A couple years ago they moved up north to be closer to grandkids (they both retired during the time I knew them, this was in the cards). And then Ken was diagnosed just recently.
I feel sad about this: as I said, I liked both of them and we had stuff in common. And Ken was the "on-campus external" (i.e.: faculty member not in my department) on my promotions committee for Full Professor. Also, they had reassured me about a lot of stuff, that either a lot of the stuff I saw and wondered "Is this crazy or am I" was that "this is crazy" or they also told me there had been even WORSE budget times than 2016, and just to hang on, things would get better.
He's always had lung issues (was a smoker when younger) but this is really not good.
I feel sad over this. And it was hard today to do review in class - this was the majors-intro-bio and the exam they have later this week covers the section on the development and spread of cancer (on a cellular/tissue level). I managed to hold it together okay in class but if I had thought much harder about it, I wouldn't have.

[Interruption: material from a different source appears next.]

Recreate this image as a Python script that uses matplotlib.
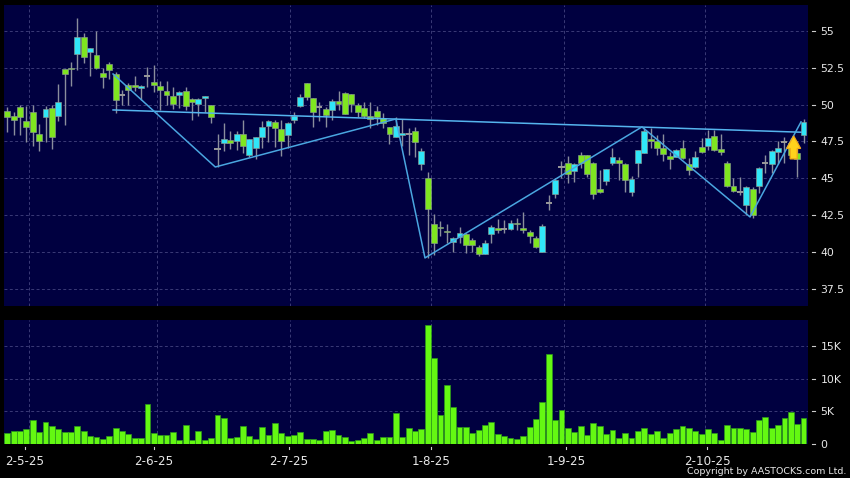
import matplotlib
matplotlib.use("Agg")
import matplotlib.pyplot as plt
from matplotlib.patches import FancyArrow

opens = [49.59,49.21,49.82,48.91,49.48,47.99,49.14,49.75,49.21,52.40,52.51,53.42,54.57,53.55,53.35,52.13,52.74,52.08,50.63,51.36,
         51.36,51.11,51.97,51.56,51.29,50.95,50.61,50.63,50.95,50.41,50.02,50.43,49.96,46.99,47.38,47.62,47.51,48.03,46.56,47.04,
         47.78,48.55,48.80,48.37,47.96,48.94,49.93,51.49,50.47,49.82,49.73,49.62,50.27,50.81,50.70,50.00,49.75,49.25,49.55,49.12,
         48.51,47.83,47.92,48.03,48.19,46.00,45.00,41.92,41.72,41.45,40.70,41.04,41.20,40.84,40.36,39.84,41.22,41.63,41.56,41.54,
         41.99,41.65,41.38,40.97,40.02,43.34,43.91,45.80,46.07,45.52,46.61,46.61,46.02,44.30,44.80,46.02,46.27,46.00,44.05,46.02,
         46.70,47.70,47.52,47.09,46.55,46.48,47.09,45.98,45.75,47.16,47.20,47.84,47.00,46.02,44.50,44.09,43.16,44.25,44.45,46.02,
         46.00,46.80,47.48,47.39,46.70,47.95]
closes = [49.19,48.98,49.14,48.51,48.12,47.56,49.68,47.78,50.16,52.06,52.40,54.57,53.21,53.82,52.47,51.90,52.33,50.32,50.63,51.00,
          51.18,51.24,51.97,51.31,50.97,50.63,50.02,50.84,49.89,50.18,50.41,50.61,49.14,46.99,47.65,47.42,48.03,47.19,47.69,47.78,
          48.51,48.91,48.39,47.56,48.73,49.23,50.50,50.50,49.48,49.82,49.28,50.27,50.02,49.39,50.02,49.48,49.25,49.00,49.14,48.78,
          47.99,48.57,48.05,48.03,47.49,46.83,42.90,40.63,41.63,41.34,40.97,41.27,40.48,40.48,39.84,40.59,41.72,41.52,41.56,41.97,
          41.88,41.47,41.11,40.32,41.79,43.34,44.86,45.80,45.30,45.95,46.07,45.30,43.91,44.05,45.61,46.43,46.02,44.86,44.98,46.89,
          48.18,47.52,47.05,46.64,46.30,46.93,46.36,45.57,46.43,46.82,47.77,46.93,46.77,44.50,44.14,44.09,44.39,42.48,45.73,46.02,
          46.86,47.09,47.48,46.59,46.30,48.80]
highs = [49.86,49.52,49.96,49.91,49.98,48.67,49.91,49.98,51.40,52.40,52.90,55.86,54.84,53.82,55.00,52.47,52.90,52.24,51.00,51.45,
         51.95,51.33,52.53,52.67,51.61,51.61,51.18,50.95,51.18,50.45,50.47,50.61,49.96,47.99,48.73,48.21,48.21,48.96,47.69,47.83,
         48.91,48.96,48.96,48.96,48.85,49.50,50.72,51.49,50.47,50.20,49.86,50.36,50.93,50.86,50.70,50.14,50.20,50.20,49.91,49.46,
         48.51,49.14,49.00,48.44,48.46,47.04,45.41,42.56,42.10,41.88,41.04,41.67,41.27,40.93,40.48,40.81,41.83,42.22,42.17,42.17,
         42.33,42.69,41.49,41.11,41.90,43.86,45.00,46.18,46.52,46.02,46.82,46.61,46.14,45.57,45.61,47.05,46.43,46.07,45.16,46.93,
         48.41,48.41,47.95,48.02,46.82,46.98,47.57,46.36,46.86,47.73,48.30,48.25,48.00,46.20,45.00,45.07,44.48,44.39,45.80,46.59,
         46.93,47.50,47.80,47.73,47.50,49.02]
lows = [48.17,47.94,47.94,47.49,47.22,46.88,47.49,47.01,48.91,48.62,51.27,52.35,52.81,51.95,52.40,51.15,51.74,49.46,49.98,49.98,
        50.95,50.32,51.22,50.88,49.64,49.98,49.71,49.75,49.64,48.96,49.25,49.52,48.78,45.79,46.88,46.99,46.92,46.74,46.47,46.29,
        47.04,47.49,47.15,46.52,47.04,48.73,49.86,50.32,48.51,48.91,48.51,48.96,49.64,49.34,49.52,49.19,49.07,48.39,48.62,48.39,
        47.33,47.83,47.19,46.58,46.47,45.57,39.57,39.80,41.11,40.63,40.02,40.63,39.95,40.02,39.75,39.84,40.63,41.27,41.27,41.49,
        41.49,41.27,40.63,40.25,39.98,42.84,43.70,45.00,44.70,44.77,45.68,45.11,43.59,43.98,44.55,45.91,44.89,44.09,43.82,45.07,
        46.70,47.05,46.59,46.18,45.61,46.43,46.32,45.23,45.68,46.70,46.93,46.86,46.59,44.43,44.05,43.86,42.50,42.34,44.02,45.39,
        45.34,46.00,46.07,46.48,45.11,47.43]
volumes = [1.64,2.00,2.00,2.20,3.65,1.85,3.39,2.67,2.20,1.85,1.85,2.72,2.00,1.23,1.08,0.77,1.13,2.42,1.95,1.49,
           0.82,0.82,6.06,1.59,1.28,1.28,1.80,0.62,2.88,0.51,1.95,0.62,0.82,4.37,4.01,0.92,1.08,2.67,1.13,0.77,
           2.57,1.39,3.13,1.64,1.18,1.28,1.80,0.77,0.77,0.57,1.90,2.16,1.34,1.03,0.46,0.62,0.82,1.59,0.51,1.03,
           1.03,4.68,1.03,2.36,2.00,2.21,18.24,13.16,4.37,9.04,5.60,2.57,2.57,1.64,2.10,2.83,3.29,1.49,1.18,0.82,
           0.77,1.13,2.57,3.85,6.47,13.72,3.70,5.24,2.36,1.75,2.72,1.28,3.24,2.72,1.49,2.16,0.82,1.59,0.87,1.90,
           2.47,1.54,1.90,0.87,1.70,2.21,2.77,2.36,2.00,1.44,2.31,1.59,0.57,2.88,2.47,2.47,2.21,1.75,3.60,4.16,
           2.36,2.93,4.01,4.88,2.98,3.91]

date_labels = ["2-5-25", "2-6-25", "2-7-25", "1-8-25", "1-9-25", "2-10-25"]
date_ticks = [2.78, 23.03, 44.2, 66.5, 87.7, 109.9]
date_grid = [3.45, 23.45, 44.45, 66.45, 87.45, 109.6]
price_ticks = [37.5, 40, 42.5, 45, 47.5, 50, 52.5, 55]
price_labels = ["37.5", "40", "42.5", "45", "47.5", "50", "52.5", "55"]
vol_ticks = [0, 5, 10, 15]
vol_labels = ["0", "5K", "10K", "15K"]
pattern_x = [16.6, 32.65, 61.0, 65.57, 99.63, 116.6, 124.6]
pattern_y = [52.08, 45.77, 49.03, 39.60, 48.49, 42.38, 48.83]
neck_x = [16.6, 124.6]
neck_y = [49.64, 48.13]

W, H = 850, 478
BG = "#000000"
PANEL = "#000040"
GRID = "#3a3a76"
LIME = "#7fe620"
CYAN = "#30e6f8"
EDGE = "#8a9a90"
TXT = "#e8e8e8"
DASH = (0, (3, 2.5))
plt.rcParams["font.family"] = "DejaVu Sans"

fig = plt.figure(figsize=(W / 100, H / 100), dpi=100, facecolor=BG)


def box(l, t, r, b):
    return [l / W, 1 - b / H, (r - l) / W, (b - t) / H]


ax = fig.add_axes(box(4, 5, 808, 306), facecolor=PANEL)
axv = fig.add_axes(box(4, 319.5, 808, 443.7), facecolor=PANEL)
xlim = (-0.518, 125.7)

for a in (ax, axv):
    a.set_xlim(*xlim)
    for s in a.spines.values():
        s.set_visible(False)
    for g in date_grid:
        a.axvline(g, color=GRID, lw=0.7, ls=DASH, zorder=1)

ax.set_ylim(36.34, 56.76)
axv.set_ylim(0, 19.1)

for t in price_ticks:
    ax.axhline(t, color=GRID, lw=0.7, ls=DASH, zorder=1)
for t in vol_ticks[1:]:
    axv.axhline(t, color=GRID, lw=0.7, ls=DASH, zorder=1)

idx = list(range(len(opens)))
ax.vlines(idx, lows, highs, color="#8a8e9c", lw=1.0, zorder=2)
for i, o, c in zip(idx, opens, closes):
    if o == c:
        ax.hlines(o, i - 0.48, i + 0.48, color="#9a9a9a", lw=1.4, zorder=3)
    else:
        col = LIME if c < o else CYAN
        ax.bar(i, abs(c - o), bottom=min(o, c), width=0.92, color=col,
               edgecolor=EDGE, linewidth=0.45, zorder=3)

ax.plot(neck_x, neck_y, color="#55b4ee", lw=1.1, zorder=4)
ax.plot(pattern_x, pattern_y, color="#4aa6e0", lw=1.1, zorder=4)

ax.add_patch(FancyArrow(123.45, 46.32, 0, 1.56, width=1.1, head_width=2.2,
                        head_length=0.85, length_includes_head=True,
                        facecolor="#ffd21c", edgecolor="#f0a818", lw=0.9, zorder=6))

axv.bar(idx, volumes, width=0.92, color="#64f812", edgecolor="#2c9a1c",
        linewidth=0.5, zorder=3)

# tick marks stand clear of the panels, as in the reference
for a, ticks, labels in ((ax, price_ticks, price_labels), (axv, vol_ticks, vol_labels)):
    a.yaxis.tick_right()
    a.set_yticks(ticks, labels)
    a.tick_params(axis="y", colors=TXT, length=0, pad=9, labelsize=7.8)
    for t in ticks:
        a.plot([1.005, 1.0088], [t, t], transform=a.get_yaxis_transform(),
               color="#cccccc", lw=0.8, clip_on=False, zorder=5)

ax.set_xticks([])
axv.set_xticks(date_ticks, date_labels)
axv.tick_params(axis="x", colors=TXT, length=0, pad=8, labelsize=8.6)
for t in date_ticks:
    axv.plot([t, t], [-0.028, -0.045], transform=axv.get_xaxis_transform(),
             color="#cccccc", lw=0.8, clip_on=False, zorder=5)

fig.text(846 / W, 1 - 471 / H, "Copyright by AASTOCKS.com Ltd.", color=TXT,
         ha="right", va="center", fontsize=6.8)

fig.savefig("out.png", dpi=100, facecolor=BG)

(I also think of the times when my close family member was undergoing treatment, how hard that spring it was to go through the whole cancer section and more than once I had to just stop and take a breath - for a while I was carrying a glass of water to class with me, not because I needed a drink, but because being able to stop and pause when the feels got to be a little much helped me. And I think of how it was kind of difficult to talk about translocations and the Philadelphia chromosome when I knew someone - who has since died - who was undergoing treatment for CML).
Ugh. Cancer sucks.
(I was worried for a bit last week when my dad, who is 82, told me the new GI doc he was going to had prescribed a colonoscopy. I didn't SAY anything, but I thought, "Wow, they must think something is wrong, because normally in someone my dad's age they don't do screening ones." Turns out the doc was being overzealous and after my dad consulted with his GP, the conclusion was there was no need for one, and that a less-invasive screening test should be done first. I had an aunt who had colon cancer and had to do the whole round of extensive surgery and chemo, but she was on the other side of the family... and she was having symptoms before she was diagnosed)
1 comment:
I am so sorry. that really stinks. I bet they would appreciate hearing from you right now.